When to Use a Scanned PDF (and When Not To)
Last updated
Scanned PDFs solve one specific problem: converting paper to a digital file that can be shared, archived and viewed on any device. They do that well. But they're also larger than equivalent typed PDFs, not searchable without OCR, harder to edit, and frequently lower-resolution than the source. Scanning a document that exists digitally is almost always the wrong move.
The right rule is short. Scan paper that has no digital source. Don't scan anything you already have as a Word document, a screenshot, or a PDF export. The temptation to print-then-scan to 'lock' a document is understandable but usually unnecessary — a direct PDF export does the same thing better.
This guide walks the when-to-scan and the when-not-to. Most of it is intuitive once stated; the issue is that the temptation to scan is often stronger than the actual need.
Step by step
- 1
Use scanned PDF when the only source is paper
Old contracts, handwritten notes, paper receipts, mailed documents, signed-by-hand forms. Anything that exists physically and needs to become digital. Scan to PDF on your phone or a flatbed produces a clean PDF.
- 2
Don't scan documents you have digitally
If you have the Word doc, the source PDF, or the export, use those. Printing-then-scanning loses fidelity, makes the file bigger, and removes searchability. There's no benefit.
- 3
Don't scan to 'lock' a document
Re-exporting from the source to PDF locks the content. Scanning doesn't add security; it removes searchability and text quality without making the file harder to alter.
- 4
Use OCR if you scan and need searchability
OCR converts the scanned images of text into searchable underlying text. Without it, scanned PDFs are pictures of words — readable but not searchable.
- 5
Compress scans before sharing
Scanned PDFs are the largest PDFs you'll commonly encounter. Compress PDF in your browser shrinks them dramatically without obvious quality loss, especially on text-only documents.
- 6
Scan at the right resolution
200–300 DPI for documents that will be read on screen. 300 DPI for anything that might be printed. 600 DPI is photo-quality and wastes space on text.
Tips
- Most 'I need to scan this' moments turn out to be 'I have this digitally and forgot'. Look for the source first.

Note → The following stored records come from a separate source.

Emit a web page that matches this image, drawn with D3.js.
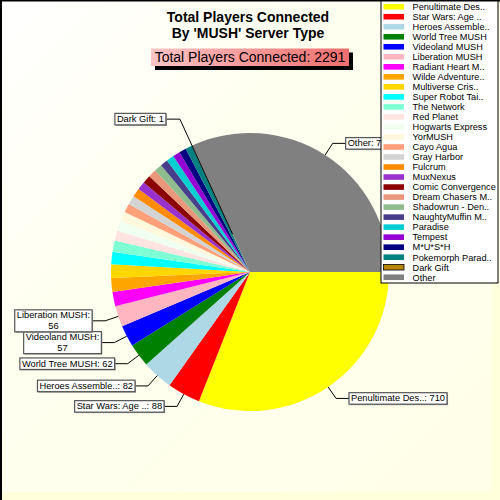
<!DOCTYPE html>
<html><head><meta charset="utf-8">
<script src="https://cdn.jsdelivr.net/npm/d3@7"></script>
<style>html,body{margin:0;padding:0;background:#fff}svg{display:block}</style>
</head><body>
<script>
const categories = ["Penultimate Des..","Star Wars: Age ..","Heroes Assemble..","World Tree MUSH","Videoland MUSH","Liberation MUSH","Radiant Heart M..","Wilde Adventure..","Multiverse Cris..","Super Robot Tai..","The Network","Red Planet","Hogwarts Express","YorMUSH","Cayo Agua","Gray Harbor","Fulcrum","MuxNexus","Comic Convergence","Dream Chasers M..","Shadowrun - Den..","NaughtyMuffin M..","Paradise","Tempest","M*U*S*H","Pokemorph Parad..","Dark Gift","Other"];
const values = [710,88,82,62,57,56,38,37,36,33,30,27,27,25,24,24,23,22,22,21,21,20,20,19,19,18,1,729];
const colors = ["#FFFF00","#FF0000","#ADD8E6","#008000","#0000FF","#FFB6C1","#FF00FF","#FFA500","#FFD700","#00FFFF","#7FFFD4","#FFE4E1","#F0FFF0","#FFF8DC","#FFA07A","#D3D3D3","#FF8C00","#9932CC","#8B0000","#E9967A","#8FBC8F","#483D8B","#00CED1","#9400D3","#000080","#008080","#B8860B","#808080"];
const labeled = ["Penultimate Des..","Star Wars: Age ..","Heroes Assemble..","World Tree MUSH","Videoland MUSH","Liberation MUSH","Dark Gift","Other"];
const wrapped = ["Videoland MUSH","Liberation MUSH"];
const titleLines = ["Total Players Connected","By 'MUSH' Server Type"];
const subtitle = "Total Players Connected: " + d3.sum(values);

const W = 500, H = 500;
const svg = d3.select("body").append("svg").attr("width", W).attr("height", H)
  .style("font-family", "Arial, 'Liberation Sans', sans-serif");
const defs = svg.append("defs");
const bg = defs.append("linearGradient").attr("id","bg").attr("x1","0").attr("y1","0").attr("x2","1").attr("y2","1");
bg.append("stop").attr("offset","0").attr("stop-color","#FFFFFF");
bg.append("stop").attr("offset","0.35").attr("stop-color","#FFFFF0");
bg.append("stop").attr("offset","1").attr("stop-color","#FFFFE8");
svg.append("rect").attr("width",W).attr("height",H).attr("fill","url(#bg)");
svg.append("rect").attr("x",492).attr("y",0).attr("width",8).attr("height",H).attr("fill","#FFFFDC");
svg.append("rect").attr("x",0).attr("y",492).attr("width",W).attr("height",8).attr("fill","#FFFFDC");
svg.append("rect").attr("x",0).attr("y",0).attr("width",2).attr("height",H).attr("fill","#000");
svg.append("rect").attr("x",0).attr("y",0).attr("width",W).attr("height",1.5).attr("fill","#000");

// title
svg.append("g").selectAll("text").data(titleLines).join("text")
  .attr("x", 248).attr("y", (d,i)=>22 + i*15.5).attr("text-anchor","middle")
  .attr("font-size", 14).attr("font-weight","bold").attr("fill","#000").text(d=>d);

// subtitle box
const sg = defs.append("linearGradient").attr("id","sub").attr("x1","0").attr("y1","0").attr("x2","1").attr("y2","0");
sg.append("stop").attr("offset","0").attr("stop-color","#FFC4C4");
sg.append("stop").attr("offset","1").attr("stop-color","#F06E6E");
const subW = 198, subH = 17.5, subX = 250 - subW/2, subY = 48.5;
svg.append("rect").attr("x",subX+4).attr("y",subY+4).attr("width",subW).attr("height",subH).attr("fill","#000");
svg.append("rect").attr("x",subX).attr("y",subY).attr("width",subW).attr("height",subH).attr("fill","url(#sub)");
svg.append("text").attr("x",250).attr("y",subY+13.5).attr("text-anchor","middle")
  .attr("font-size",14).attr("fill","#000").text(subtitle);

// pie
const cx = 250, cy = 272, R = 139;
const data = categories.map((c,i)=>({name:c, value:values[i], color:colors[i]}));
const pie = d3.pie().value(d=>d.value).sort(null).startAngle(Math.PI/2).endAngle(Math.PI/2 + 2*Math.PI);
const arcs = pie(data);
const arc = d3.arc().innerRadius(0).outerRadius(R);
const g = svg.append("g").attr("transform",`translate(${cx},${cy})`);
g.selectAll("path").data(arcs).join("path").attr("d",arc).attr("fill",d=>d.data.color);

// labels
const total = d3.sum(values);
const lg = g.append("g");
arcs.filter(a=>labeled.includes(a.data.name)).forEach(a=>{
  const mid = (a.startAngle + a.endAngle)/2;
  const sx = Math.sin(mid), sy = -Math.cos(mid);
  const tiny = a.data.value/total < 0.005;
  const r0 = tiny ? R*0.3 : R;
  const r1 = tiny ? R*1.21 : R*1.1;
  const ex = sx*r1, ey = sy*r1;
  const right = sx > 0;
  const gap = tiny ? 14 : 13;
  const lines = wrapped.includes(a.data.name) ? [a.data.name + ":", String(a.data.value)] : [a.data.name + ": " + a.data.value];
  const fs = 9.3, lh = 10.5;
  const tmp = lg.append("g");
  const txt = tmp.selectAll("text").data(lines).join("text").attr("font-size",fs).attr("fill","#000").text(d=>d);
  let tw = 0; txt.each(function(){ tw = Math.max(tw, this.getComputedTextLength()); });
  const bw = tw + 4, bh = lines.length*lh + 1;
  const bx = right ? ex + gap : ex - gap - bw;
  const by = ey - bh/2;
  lg.insert("line", ":first-child").attr("x1",sx*r0).attr("y1",sy*r0).attr("x2",ex).attr("y2",ey).attr("stroke","#000").attr("stroke-width",1);
  lg.insert("line", ":first-child").attr("x1",ex).attr("y1",ey).attr("x2",right?bx:bx+bw).attr("y2",ey).attr("stroke","#000").attr("stroke-width",1);
  tmp.insert("rect", ":first-child").attr("x",bx+1).attr("y",by+1).attr("width",bw).attr("height",bh).attr("fill","#999");
  tmp.insert("rect", "text").attr("x",bx).attr("y",by).attr("width",bw).attr("height",bh).attr("fill","#fff").attr("stroke","#555").attr("stroke-width",1.2);
  txt.attr("x", bx + bw/2).attr("text-anchor","middle").attr("y",(d,i)=>by + 8.6 + i*lh);
});

// legend
const LX = 381, LY = 1, LW = 117, LH = 282;
const leg = svg.append("g");
leg.append("rect").attr("x",LX).attr("y",LY).attr("width",LW).attr("height",LH).attr("fill","#fff").attr("stroke","#000").attr("stroke-width",1);
const rows = leg.selectAll("g.row").data(data).join("g").attr("class","row")
  .attr("transform",(d,i)=>`translate(0,${6.7 + i*10.02})`);
rows.append("rect").attr("x",383.5).attr("y",-2.8).attr("width",20.5).attr("height",5.6)
  .attr("fill",d=>d.color).attr("stroke",d=>d.name==="Dark Gift"?"#000":"none").attr("stroke-width",0.8);
rows.append("text").attr("x",412.5).attr("y",3.3).attr("font-size",9.2).attr("fill","#000").text(d=>d.name);
</script>
</body></html>
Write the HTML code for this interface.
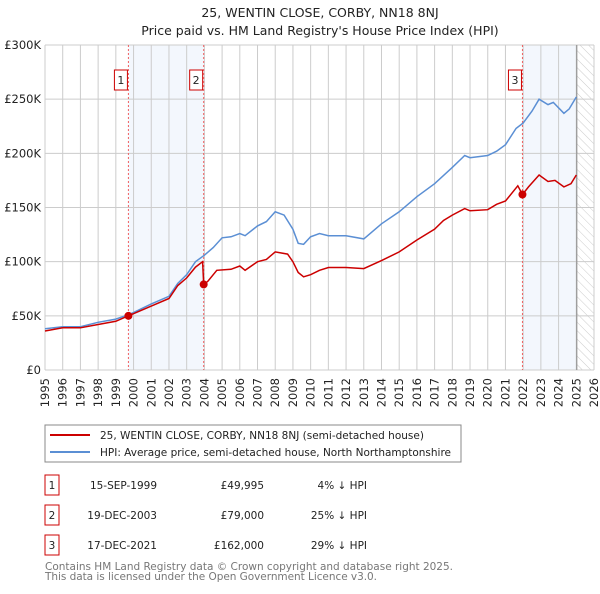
<!DOCTYPE html>
<html><head><meta charset="utf-8"><style>
body{margin:0;background:#fff;font-family:"DejaVu Sans","Liberation Sans",sans-serif;}
svg text{font-family:"DejaVu Sans","Liberation Sans",sans-serif;}
</style></head><body>
<svg id="c" width="600" height="590" xmlns="http://www.w3.org/2000/svg">
<defs><pattern id="hatch" width="6" height="6" patternUnits="userSpaceOnUse" patternTransform="rotate(-45)"><line x1="0" y1="0" x2="0" y2="6" stroke="#ccc" stroke-width="1"/></pattern></defs>
<text x="320" y="17" text-anchor="middle" font-size="12.5" fill="#222">25, WENTIN CLOSE, CORBY, NN18 8NJ</text>
<text x="320" y="35" text-anchor="middle" font-size="12.5" fill="#222">Price paid vs. HM Land Registry's House Price Index (HPI)</text>
<g id="plot"></g>
<rect x="45" y="425" width="416" height="37" fill="#fff" stroke="#888"/>
<line x1="50" y1="435" x2="90" y2="435" stroke="#cc0000" stroke-width="2"/>
<text x="100" y="439" font-size="10.5" fill="#222">25, WENTIN CLOSE, CORBY, NN18 8NJ (semi-detached house)</text>
<line x1="50" y1="452" x2="90" y2="452" stroke="#5b8fd4" stroke-width="2"/>
<text x="100" y="456" font-size="10.5" fill="#222" textLength="351">HPI: Average price, semi-detached house, North Northamptonshire</text>
<g id="tbl" font-size="10.5" fill="#222"></g>
<text x="45" y="570" font-size="10.5" fill="#777" textLength="408">Contains HM Land Registry data © Crown copyright and database right 2025.</text>
<text x="45" y="580" font-size="10.5" fill="#777" textLength="332">This data is licensed under the Open Government Licence v3.0.</text>
</svg>
<script>
const yTicks=[0,50,100,150,200,250,300];
const yTickLabels=["£0","£50K","£100K","£150K","£200K","£250K","£300K"];
const years=[1995,1996,1997,1998,1999,2000,2001,2002,2003,2004,2005,2006,2007,2008,2009,2010,2011,2012,2013,2014,2015,2016,2017,2018,2019,2020,2021,2022,2023,2024,2025,2026];
const hpiT=[1995,1996,1997,1998,1999,1999.7,2000,2001,2002,2002.5,2003,2003.5,2004,2004.5,2005,2005.5,2006,2006.3,2007,2007.5,2008,2008.5,2009,2009.3,2009.6,2010,2010.5,2011,2012,2013,2014,2015,2016,2017,2018,2018.7,2019,2020,2020.5,2021,2021.6,2022,2022.5,2022.9,2023.4,2023.7,2024.3,2024.6,2025];
const hpiV=[38,40,40,44,47,51,53,61,68,80,88,100,106,113,122,123,126,124,133,137,146,143,130,117,116,123,126,124,124,121,135,146,160,172,187,198,196,198,202,208,223,228,239,250,245,247,237,241,252];
const redT=[1995,1996,1997,1998,1999,1999.71,2000,2001,2002,2002.5,2003,2003.5,2003.9,2003.96,2004.2,2004.7,2005.5,2006,2006.3,2007,2007.5,2008,2008.7,2009,2009.3,2009.6,2010,2010.5,2011,2012,2013,2014,2015,2016,2017,2017.5,2018,2018.7,2019,2020,2020.5,2021,2021.7,2021.96,2022.3,2022.9,2023.4,2023.8,2024.3,2024.7,2025];
const redV=[36,39,39,42,45,50,52,59,66,78,85,95,100,79,82,92,93,96,92,100,102,109,107,100,90,86,88,92,94.6,94.6,93.6,101,109,120,130,138,143,149,147,148,153,156,170,162,169,180,174,175,169,172,180];
const saleT=[1999.71,2003.96,2021.96];
const saleV=[49.995,79,162];
const saleLabels=["1","2","3"];
const saleDates=["15-SEP-1999","19-DEC-2003","17-DEC-2021"];
const salePrices=["£49,995","£79,000","£162,000"];
const salePct=["4% ↓ HPI","25% ↓ HPI","29% ↓ HPI"];
const NS="http://www.w3.org/2000/svg";
const X0=45,X1=594,Y0=370,Y1=45;
const x=t=>X0+(t-1995)*(X1-X0)/31;
const y=v=>Y0-v*(Y0-Y1)/300;
const g=document.getElementById('plot');
function mk(tag,at,parent){const e=document.createElementNS(NS,tag);for(const k in at)e.setAttribute(k,at[k]);(parent||g).appendChild(e);return e;}
let e;
e=mk('rect',{x:x(saleT[0]),y:Y1,width:x(saleT[1])-x(saleT[0]),height:Y0-Y1,fill:'#eef3fc',opacity:0.7});


e=mk('rect',{x:x(saleT[2]),y:Y1,width:x(2025.03)-x(saleT[2]),height:Y0-Y1,fill:'#eef3fc',opacity:0.7});


e=mk('rect',{x:x(2025.03),y:Y1,width:X1-x(2025.03),height:Y0-Y1,fill:'url(#hatch)'});


years.forEach(t=>{e=mk('line',{x1:x(t),x2:x(t),y1:Y1,y2:Y0,stroke:'#ccc'});


e=mk('text',{x:x(t)+4,y:Y0+8,'font-size':11.5,fill:'#222','text-anchor':'end',transform:`rotate(-90 ${x(t)+4} ${Y0+8})`});e.textContent=t;

});
yTicks.forEach((v,i)=>{e=mk('line',{x1:X0,x2:X1,y1:y(v),y2:y(v),stroke:'#ccc'});


e=mk('text',{x:X0-4,y:y(v)+4,'font-size':11.5,fill:'#222','text-anchor':'end'});e.textContent=yTickLabels[i];

});
e=mk('line',{x1:x(2025.03),x2:x(2025.03),y1:Y1,y2:Y0,stroke:'#888'});


saleT.forEach((t,i)=>{e=mk('line',{x1:x(t),x2:x(t),y1:Y1,y2:Y0,stroke:'#f06060','stroke-dasharray':'2,2'});


e=mk('rect',{x:x(t)-14,y:70,width:13,height:20,fill:'#fff',stroke:'#cc0000'});


e=mk('text',{x:x(t)-7.5,y:84,'font-size':11,fill:'#222','text-anchor':'middle'});e.textContent=saleLabels[i];

});
const pts=(T,V)=>T.map((t,i)=>x(t).toFixed(1)+','+y(V[i]).toFixed(1)).join(' ');
e=mk('polyline',{points:pts(hpiT,hpiV),fill:'none',stroke:'#5b8fd4','stroke-width':1.5});


e=mk('polyline',{points:pts(redT,redV),fill:'none',stroke:'#cc0000','stroke-width':1.5});


saleT.forEach((t,i)=>{e=mk('circle',{cx:x(t),cy:y(saleV[i]),r:4,fill:'#cc0000'});

});
const tb=document.getElementById('tbl');
saleT.forEach((t,i)=>{const yy=489+i*30;
e=mk('rect',{x:45,y:yy-14,width:14,height:20,fill:'#fff',stroke:'#cc0000'},tb);


e=mk('text',{x:52,y:yy,'text-anchor':'middle'},tb);e.textContent=saleLabels[i];


e=mk('text',{x:157,y:yy,'text-anchor':'end'},tb);e.textContent=saleDates[i];


e=mk('text',{x:264,y:yy,'text-anchor':'end'},tb);e.textContent=salePrices[i];


e=mk('text',{x:367,y:yy,'text-anchor':'end'},tb);e.textContent=salePct[i];

});
</script>
</body></html>
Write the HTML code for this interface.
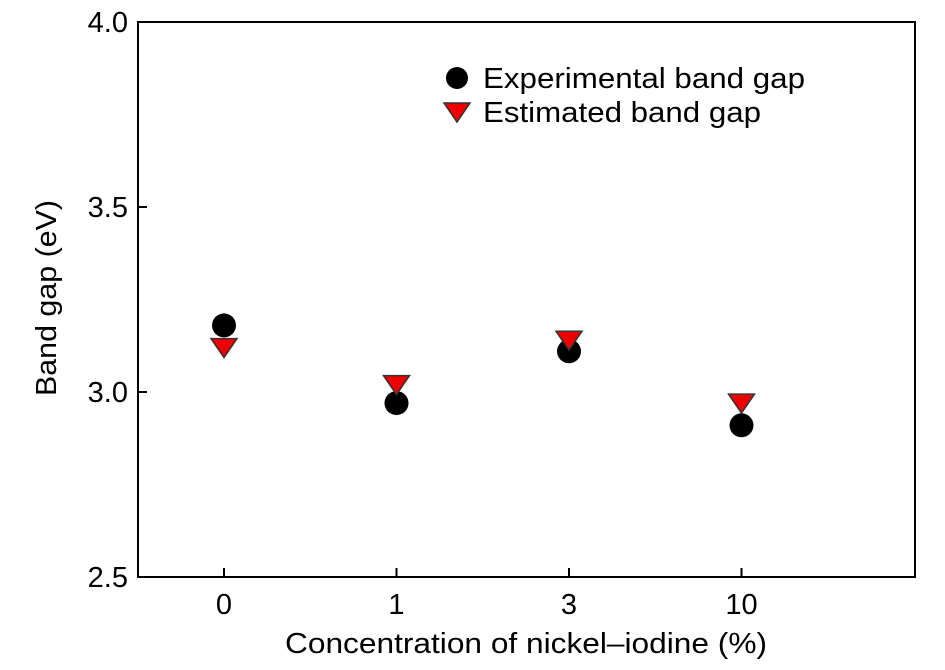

- A direct PDF export is cleaner than a scanned print-out in every measurable way: sharper, smaller, searchable, editable.
- Phone scans now match flatbed quality for ordinary documents with edge detection and contrast adjustment.
- OCR'd scans are searchable but not text-perfect. Treat OCR output as approximate, not authoritative.
- Don't scan to make a fresh file 'look official'. The format is the same; nobody cares whether it was scanned or exported.